Marco Pereira – Shoegaze Electro Industrial… Com tiques de Dark Wave Post Punk … E uma costela Trip-hop.
Irreversível – Quais são as vossas fontes de inspiração? … E existe alguma espécie de personas naquilo que fazem em NO!ON, ou, pelo contrário, estamos a ver ali o Márcio e Marco como eles são?
Márcio Alfama – Tal como foi dito mais atrás as fontes podem ser variáveis. As fontes são ao fim ao cabo a forma como damos origem a construção de algo; podem passar por sons, notas ou frequências que depois dão origem a uma construção; e isso pode se juntar ao conceito de um projeto. Por exemplo, para o “7 2 6” a inspiração foi Dante Alighieri. Para este foi o futurismo enegrecido pela nova Era Digital em que tudo ou quase tudo é controlado por máquinas e A.I..
Marco Pereira – A inspiração está presente na procura autodidata de uma forma de me exprimir nos instrumentos de cordas.
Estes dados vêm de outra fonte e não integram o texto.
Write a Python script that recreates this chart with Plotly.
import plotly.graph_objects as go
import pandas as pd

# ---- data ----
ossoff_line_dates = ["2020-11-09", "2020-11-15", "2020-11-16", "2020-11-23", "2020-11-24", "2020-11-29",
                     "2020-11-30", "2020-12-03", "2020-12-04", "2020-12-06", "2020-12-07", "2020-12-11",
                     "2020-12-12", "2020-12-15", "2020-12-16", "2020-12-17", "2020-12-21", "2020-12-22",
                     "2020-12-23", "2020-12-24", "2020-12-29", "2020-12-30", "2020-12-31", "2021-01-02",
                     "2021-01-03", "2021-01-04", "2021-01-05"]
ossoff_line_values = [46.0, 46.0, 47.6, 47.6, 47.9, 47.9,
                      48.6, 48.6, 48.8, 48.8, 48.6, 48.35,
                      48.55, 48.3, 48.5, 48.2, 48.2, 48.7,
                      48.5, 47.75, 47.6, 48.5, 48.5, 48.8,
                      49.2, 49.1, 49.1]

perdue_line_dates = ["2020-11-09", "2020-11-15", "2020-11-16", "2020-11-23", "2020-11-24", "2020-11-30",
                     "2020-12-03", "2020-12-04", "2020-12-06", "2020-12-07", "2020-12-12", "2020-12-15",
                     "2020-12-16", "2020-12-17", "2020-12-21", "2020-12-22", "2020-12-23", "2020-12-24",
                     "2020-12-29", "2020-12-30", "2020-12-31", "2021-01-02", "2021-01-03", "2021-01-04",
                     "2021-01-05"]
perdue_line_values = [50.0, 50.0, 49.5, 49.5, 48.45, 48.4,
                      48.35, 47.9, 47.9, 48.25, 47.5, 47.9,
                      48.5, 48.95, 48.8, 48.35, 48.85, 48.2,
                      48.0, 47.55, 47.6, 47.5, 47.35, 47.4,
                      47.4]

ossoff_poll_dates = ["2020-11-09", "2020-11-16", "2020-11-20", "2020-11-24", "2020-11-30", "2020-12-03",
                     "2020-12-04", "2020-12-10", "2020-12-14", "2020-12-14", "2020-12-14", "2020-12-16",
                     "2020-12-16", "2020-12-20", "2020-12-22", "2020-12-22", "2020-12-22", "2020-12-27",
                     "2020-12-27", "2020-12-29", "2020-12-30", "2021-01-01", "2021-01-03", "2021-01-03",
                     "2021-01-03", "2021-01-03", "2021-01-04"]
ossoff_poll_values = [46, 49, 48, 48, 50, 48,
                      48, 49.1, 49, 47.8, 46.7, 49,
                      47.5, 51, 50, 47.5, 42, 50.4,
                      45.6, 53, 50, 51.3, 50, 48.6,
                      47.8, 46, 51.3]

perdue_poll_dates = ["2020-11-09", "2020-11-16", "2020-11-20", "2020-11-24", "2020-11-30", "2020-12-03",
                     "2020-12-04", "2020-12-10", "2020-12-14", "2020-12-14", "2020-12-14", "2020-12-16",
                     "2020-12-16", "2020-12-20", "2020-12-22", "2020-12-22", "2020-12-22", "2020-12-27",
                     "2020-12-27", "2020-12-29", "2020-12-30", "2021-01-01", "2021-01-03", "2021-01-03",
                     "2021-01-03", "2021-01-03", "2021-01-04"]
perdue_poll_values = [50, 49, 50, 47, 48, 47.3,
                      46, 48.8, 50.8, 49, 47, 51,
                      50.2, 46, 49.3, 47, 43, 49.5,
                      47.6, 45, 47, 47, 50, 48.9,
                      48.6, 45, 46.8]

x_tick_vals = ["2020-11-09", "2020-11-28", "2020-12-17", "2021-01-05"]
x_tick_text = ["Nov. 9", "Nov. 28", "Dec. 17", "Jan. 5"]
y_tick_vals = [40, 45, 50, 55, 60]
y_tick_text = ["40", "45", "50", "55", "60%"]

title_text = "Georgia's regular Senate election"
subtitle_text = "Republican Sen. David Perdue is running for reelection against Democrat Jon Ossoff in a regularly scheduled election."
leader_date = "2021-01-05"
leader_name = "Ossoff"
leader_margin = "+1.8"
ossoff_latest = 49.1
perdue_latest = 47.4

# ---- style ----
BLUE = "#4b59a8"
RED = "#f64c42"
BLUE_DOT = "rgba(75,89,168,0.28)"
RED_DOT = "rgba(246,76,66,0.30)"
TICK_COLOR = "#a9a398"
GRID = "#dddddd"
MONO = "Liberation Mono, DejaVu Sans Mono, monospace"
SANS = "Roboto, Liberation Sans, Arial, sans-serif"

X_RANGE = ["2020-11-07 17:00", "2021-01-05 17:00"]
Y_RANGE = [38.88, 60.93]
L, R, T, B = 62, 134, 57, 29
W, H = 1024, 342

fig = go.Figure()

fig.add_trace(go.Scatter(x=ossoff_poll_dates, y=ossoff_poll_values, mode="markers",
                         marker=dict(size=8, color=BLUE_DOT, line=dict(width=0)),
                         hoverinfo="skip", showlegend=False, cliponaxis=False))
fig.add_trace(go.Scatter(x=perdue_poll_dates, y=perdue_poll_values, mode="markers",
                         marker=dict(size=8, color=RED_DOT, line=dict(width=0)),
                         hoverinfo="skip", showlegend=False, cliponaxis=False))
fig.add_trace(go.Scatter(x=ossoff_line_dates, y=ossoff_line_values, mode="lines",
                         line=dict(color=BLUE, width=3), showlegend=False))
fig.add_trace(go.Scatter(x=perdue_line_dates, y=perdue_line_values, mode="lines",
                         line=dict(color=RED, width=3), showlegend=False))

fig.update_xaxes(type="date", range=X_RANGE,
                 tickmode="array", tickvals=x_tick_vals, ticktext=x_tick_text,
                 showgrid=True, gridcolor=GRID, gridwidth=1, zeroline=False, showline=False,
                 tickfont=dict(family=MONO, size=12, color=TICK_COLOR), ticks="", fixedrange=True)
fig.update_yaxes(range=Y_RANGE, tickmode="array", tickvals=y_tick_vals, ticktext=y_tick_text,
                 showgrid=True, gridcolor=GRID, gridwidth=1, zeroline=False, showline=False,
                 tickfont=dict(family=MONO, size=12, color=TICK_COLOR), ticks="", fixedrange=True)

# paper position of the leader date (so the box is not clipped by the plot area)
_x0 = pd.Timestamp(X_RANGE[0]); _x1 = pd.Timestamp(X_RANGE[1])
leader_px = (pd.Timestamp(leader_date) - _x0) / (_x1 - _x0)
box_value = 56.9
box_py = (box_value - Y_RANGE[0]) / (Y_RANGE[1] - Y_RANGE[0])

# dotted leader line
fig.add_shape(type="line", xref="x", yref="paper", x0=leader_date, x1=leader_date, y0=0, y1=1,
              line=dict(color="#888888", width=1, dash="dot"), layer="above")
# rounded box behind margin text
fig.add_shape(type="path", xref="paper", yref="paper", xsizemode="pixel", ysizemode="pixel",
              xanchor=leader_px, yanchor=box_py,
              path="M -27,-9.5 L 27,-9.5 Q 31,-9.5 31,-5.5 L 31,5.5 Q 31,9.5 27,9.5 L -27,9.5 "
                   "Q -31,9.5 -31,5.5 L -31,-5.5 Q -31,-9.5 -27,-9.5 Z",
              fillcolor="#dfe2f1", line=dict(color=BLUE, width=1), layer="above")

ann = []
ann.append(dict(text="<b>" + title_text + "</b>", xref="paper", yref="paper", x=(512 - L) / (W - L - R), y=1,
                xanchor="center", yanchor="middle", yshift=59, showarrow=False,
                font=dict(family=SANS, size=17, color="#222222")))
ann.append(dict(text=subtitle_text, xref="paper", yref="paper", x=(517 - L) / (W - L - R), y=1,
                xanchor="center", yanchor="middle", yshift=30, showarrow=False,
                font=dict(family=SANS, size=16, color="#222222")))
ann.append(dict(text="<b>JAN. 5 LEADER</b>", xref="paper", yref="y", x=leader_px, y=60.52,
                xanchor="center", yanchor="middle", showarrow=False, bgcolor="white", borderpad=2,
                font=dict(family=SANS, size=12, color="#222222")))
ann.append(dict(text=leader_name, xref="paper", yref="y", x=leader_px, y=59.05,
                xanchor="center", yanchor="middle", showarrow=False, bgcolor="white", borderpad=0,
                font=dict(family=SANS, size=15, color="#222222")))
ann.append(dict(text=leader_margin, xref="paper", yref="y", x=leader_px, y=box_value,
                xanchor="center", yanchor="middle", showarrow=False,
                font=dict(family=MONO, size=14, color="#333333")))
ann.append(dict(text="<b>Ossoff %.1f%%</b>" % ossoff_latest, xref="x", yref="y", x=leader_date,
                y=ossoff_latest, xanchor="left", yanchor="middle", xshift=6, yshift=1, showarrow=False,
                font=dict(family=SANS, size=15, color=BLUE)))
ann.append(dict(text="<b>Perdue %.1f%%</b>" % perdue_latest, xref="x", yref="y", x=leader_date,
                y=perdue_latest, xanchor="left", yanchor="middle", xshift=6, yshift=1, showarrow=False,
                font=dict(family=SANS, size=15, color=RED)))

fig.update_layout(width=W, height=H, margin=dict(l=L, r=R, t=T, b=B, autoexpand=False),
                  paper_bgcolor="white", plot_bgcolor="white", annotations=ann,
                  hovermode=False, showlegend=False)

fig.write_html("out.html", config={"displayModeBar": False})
Márcio Alfama – Pessoalmente em palco sou o mesmo. Não assumo nenhuma persona. Mesmo que exista vinho a mais!
Marco Pereira – Ao contrário de outros projectos do passado, em NO!ON sou simplesmente o Marco Pereira, um apaixonado desde sempre pela música.
Irreversível – O que é irreversível?
Marco Pereira – A morte!
Márcio Alfama – Nihil Aeternum Est. Nada é eterno. E tudo conta, pois até um fio de cabelo tem a sua sombra, etiam capillus unus habet umbram suam. Há uma imensidão de conjunturas e situações irreversíveis. Há palavras irreversíveis e há pessoas irreversíveis. Há a natural e biológica mortalidade. Por outro lado, a consciência prevalece e o resíduo energético perdura pelo que existe uma certa reversibilidade espiritual. Se calhar ainda estamos a tentar entender o que é isto da bio universalidade por oposição ao “bicho-papão” que é a morte. Se calhar tudo é reversível de certa forma. Se estivermos desfocados ou dessincronizados com o tempo e o espaço, estaremos sempre um passo ao lado da reversibilidade ou da irreversibilidade.
Confuso? Também eu. Não há dogmas.
Marco Pereira – … Vejo a morte como uma viagem em que só compras o bilhete de ida e de forma irreversível deixas tudo para trás.